35. This is the approach to be adopted in the construction of the non-obstante clause in section 43A(1) and in judging its effect on all other relevant provisions of the Act which preceded the same. We have already adverted to the provisions of the enacting portion of sub-section (1) of section 43A. They do not cover cases where such increased liability is incurred before acquisition and it becomes part of the cost of the asset within the ordinary meaning of the said expression. Development rebate and depreciation allowance will be available thereon de hors section 43A(1) in such cases.
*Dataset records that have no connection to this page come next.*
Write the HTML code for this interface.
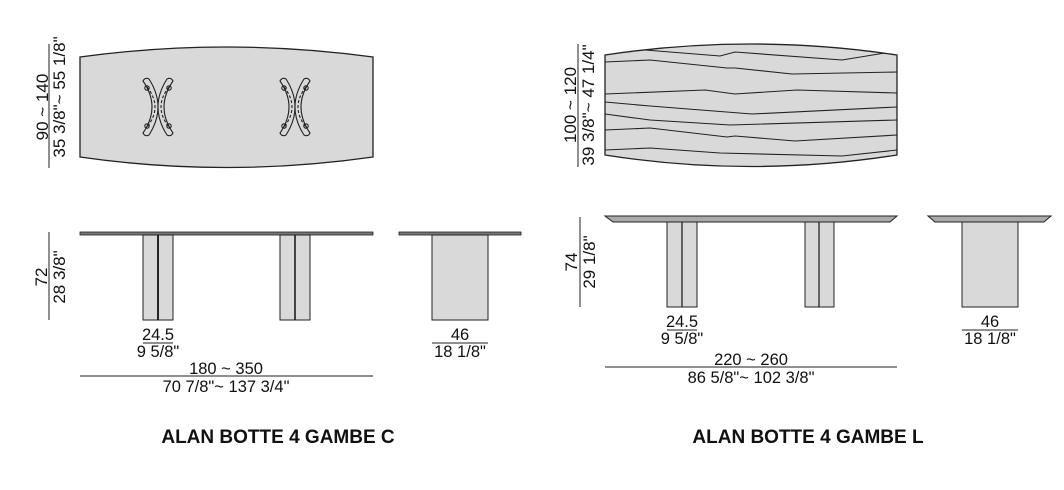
<!DOCTYPE html>
<html><head><style>body{margin:0;background:#fff}svg{display:block}</style></head><body>
<svg width="1064" height="490" viewBox="0 0 1064 490" xmlns="http://www.w3.org/2000/svg" font-family="Liberation Sans, sans-serif" font-size="16.5" fill="#111">
<defs>
<g id="cres" fill="none" stroke="#222" stroke-width="1.1">
<path d="M-15,-26 Q-13,-30 -9,-28 Q9,0 -9,28 Q-13,30 -15,26 Q3,0 -15,-26 Z"/>
<path d="M15,-26 Q13,-30 9,-28 Q-9,0 9,28 Q13,30 15,26 Q-3,0 15,-26 Z"/>
<path d="M-11,-20 Q5,0 -11,20 M11,-20 Q-5,0 11,20" stroke-dasharray="3,2"/>
<circle cx="-11" cy="-19" r="2.2"/><circle cx="11" cy="-19" r="2.2"/>
<circle cx="-11" cy="19" r="2.2"/><circle cx="11" cy="19" r="2.2"/>
</g>
</defs>
<!-- LEFT TOP VIEW -->
<path d="M80,57 Q226,37 373,57 L373,157 Q226,178 80,157 Z" fill="#d9d9d9" stroke="#222" stroke-width="1.3"/>
<use href="#cres" x="158" y="107"/>
<use href="#cres" x="295" y="107"/>
<line x1="49" y1="44" x2="49" y2="168" stroke="#222"/>
<text transform="translate(48,107) rotate(-90)" text-anchor="middle" font-size="17">90 ~ 140</text>
<text transform="translate(65,97) rotate(-90)" text-anchor="middle" font-size="17">35 3/8"~ 55 1/8"</text>
<!-- LEFT FRONT -->
<rect x="80" y="232" width="293" height="3" fill="#777" stroke="#222" stroke-width="0.8"/>
<rect x="143" y="235" width="30" height="85" fill="#d9d9d9" stroke="#222"/>
<line x1="158" y1="235" x2="158" y2="320" stroke="#111" stroke-width="1.8"/>
<rect x="280" y="235" width="30" height="85" fill="#d9d9d9" stroke="#222"/>
<line x1="295" y1="235" x2="295" y2="320" stroke="#111" stroke-width="1.5"/>
<rect x="399" y="232" width="122" height="3" fill="#777" stroke="#222" stroke-width="0.8"/>
<rect x="432" y="235" width="56" height="85" fill="#d9d9d9" stroke="#222"/>
<line x1="49" y1="232" x2="49" y2="320" stroke="#222"/>
<text transform="translate(47,277) rotate(-90)" text-anchor="middle" font-size="17">72</text>
<text transform="translate(65,277) rotate(-90)" text-anchor="middle" font-size="17">28 3/8"</text>
<text x="158" y="340" text-anchor="middle">24.5</text>
<line x1="143" y1="343" x2="173" y2="343" stroke="#222"/>
<text x="158" y="357" text-anchor="middle">9 5/8"</text>
<text x="226" y="374" text-anchor="middle">180 ~ 350</text>
<line x1="80" y1="376" x2="373" y2="376" stroke="#222"/>
<text x="226" y="392" text-anchor="middle">70 7/8"~ 137 3/4"</text>
<text x="460" y="340" text-anchor="middle">46</text>
<line x1="432" y1="343" x2="488" y2="343" stroke="#222"/>
<text x="460" y="357" text-anchor="middle">18 1/8"</text>
<!-- RIGHT TOP VIEW -->
<path d="M605,55 Q751,33 897,55 L897,155 Q751,178 605,155 Z" fill="#d9d9d9" stroke="#222" stroke-width="1.3"/>
<g fill="none" stroke="#222" stroke-width="1.1">
<path d="M645,50 L720,56 L735,52 L842,60 L885,53"/>
<path d="M605,62 L650,60 L727,68 L735,68 L792,74 L897,72"/>
<path d="M605,94 L705,90 L735,94 L797,90 L897,93"/>
<path d="M605,102 L650,106 L752,114 L897,107"/>
<path d="M605,114 L650,120 L730,125 L897,120"/>
<path d="M605,130 L650,128 L727,137 L735,136 L795,141 L897,135"/>
<path d="M605,150 L650,148 L720,153 L842,156 L897,150"/>
</g>
<line x1="578" y1="44" x2="578" y2="167" stroke="#222"/>
<text transform="translate(576,105) rotate(-90)" text-anchor="middle" font-size="17">100 ~ 120</text>
<text transform="translate(594,105) rotate(-90)" text-anchor="middle" font-size="17">39 3/8"~ 47 1/4"</text>
<!-- RIGHT FRONT -->
<path d="M605,216 L897,216 L890,222 L613,222 Z" fill="#aaa" stroke="#222"/>
<rect x="667" y="222" width="30" height="85" fill="#d9d9d9" stroke="#222"/>
<line x1="682" y1="222" x2="682" y2="307" stroke="#222" stroke-width="1.3"/>
<rect x="805" y="222" width="29" height="85" fill="#d9d9d9" stroke="#222"/>
<line x1="819" y1="222" x2="819" y2="307" stroke="#222" stroke-width="1.3"/>
<path d="M928,216 L1051,216 L1044,222 L935,222 Z" fill="#aaa" stroke="#222"/>
<rect x="962" y="222" width="56" height="85" fill="#d9d9d9" stroke="#222"/>
<line x1="580" y1="217" x2="580" y2="307" stroke="#222"/>
<text transform="translate(577,262) rotate(-90)" text-anchor="middle" font-size="17">74</text>
<text transform="translate(595,262) rotate(-90)" text-anchor="middle" font-size="17">29 1/8"</text>
<text x="682" y="327" text-anchor="middle">24.5</text>
<line x1="667" y1="330" x2="697" y2="330" stroke="#222"/>
<text x="682" y="344" text-anchor="middle">9 5/8"</text>
<text x="751" y="365" text-anchor="middle">220 ~ 260</text>
<line x1="605" y1="367" x2="897" y2="367" stroke="#222"/>
<text x="751" y="383" text-anchor="middle">86 5/8"~ 102 3/8"</text>
<text x="990" y="327" text-anchor="middle">46</text>
<line x1="962" y1="330" x2="1018" y2="330" stroke="#222"/>
<text x="990" y="344" text-anchor="middle">18 1/8"</text>
<text x="278" y="443" text-anchor="middle" font-weight="bold" font-size="19">ALAN BOTTE 4 GAMBE C</text>
<text x="808" y="443" text-anchor="middle" font-weight="bold" font-size="19">ALAN BOTTE 4 GAMBE L</text>
</svg>
</body></html>
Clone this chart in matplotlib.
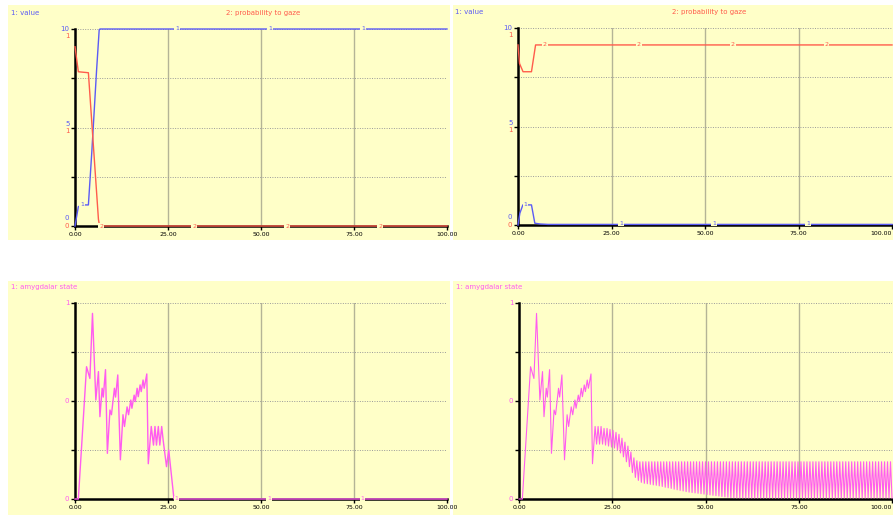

The provisions of sections 32 and 33, which proceed upon the concept of 'actual cost' in the sense in which we have explained above, being thus independent of and not inconsistent with the enacting part of sub-section (1) of section 43A, the question of sub-section (1) of section 43A operating of set aside as no longer valid anything contained in sections 32 and 33 on the same subject-matter does not arise.
36. In view of the foregoing discussion, we come to the conclusion that the increased liability of the assessee with regard to repayment of the loan and payment of interest, commitment charges, etc., on account of devaluation, in so far as it was relatable to the machinery acquired in the year of account, should have taken into consideration in working out the actual cost of the machinery to the assessee for the purpose of the grant of development rebate. The contrary view of the Tribunal was not correct.
37. In the result, we answer the questions referred to us as under :
Question No. 1. - In the negative, i.e., in favour of the assessee and against the revenue.
Question No. 2. - Not pressed.
38. The Commissioner will pay the costs of this reference to the assessee.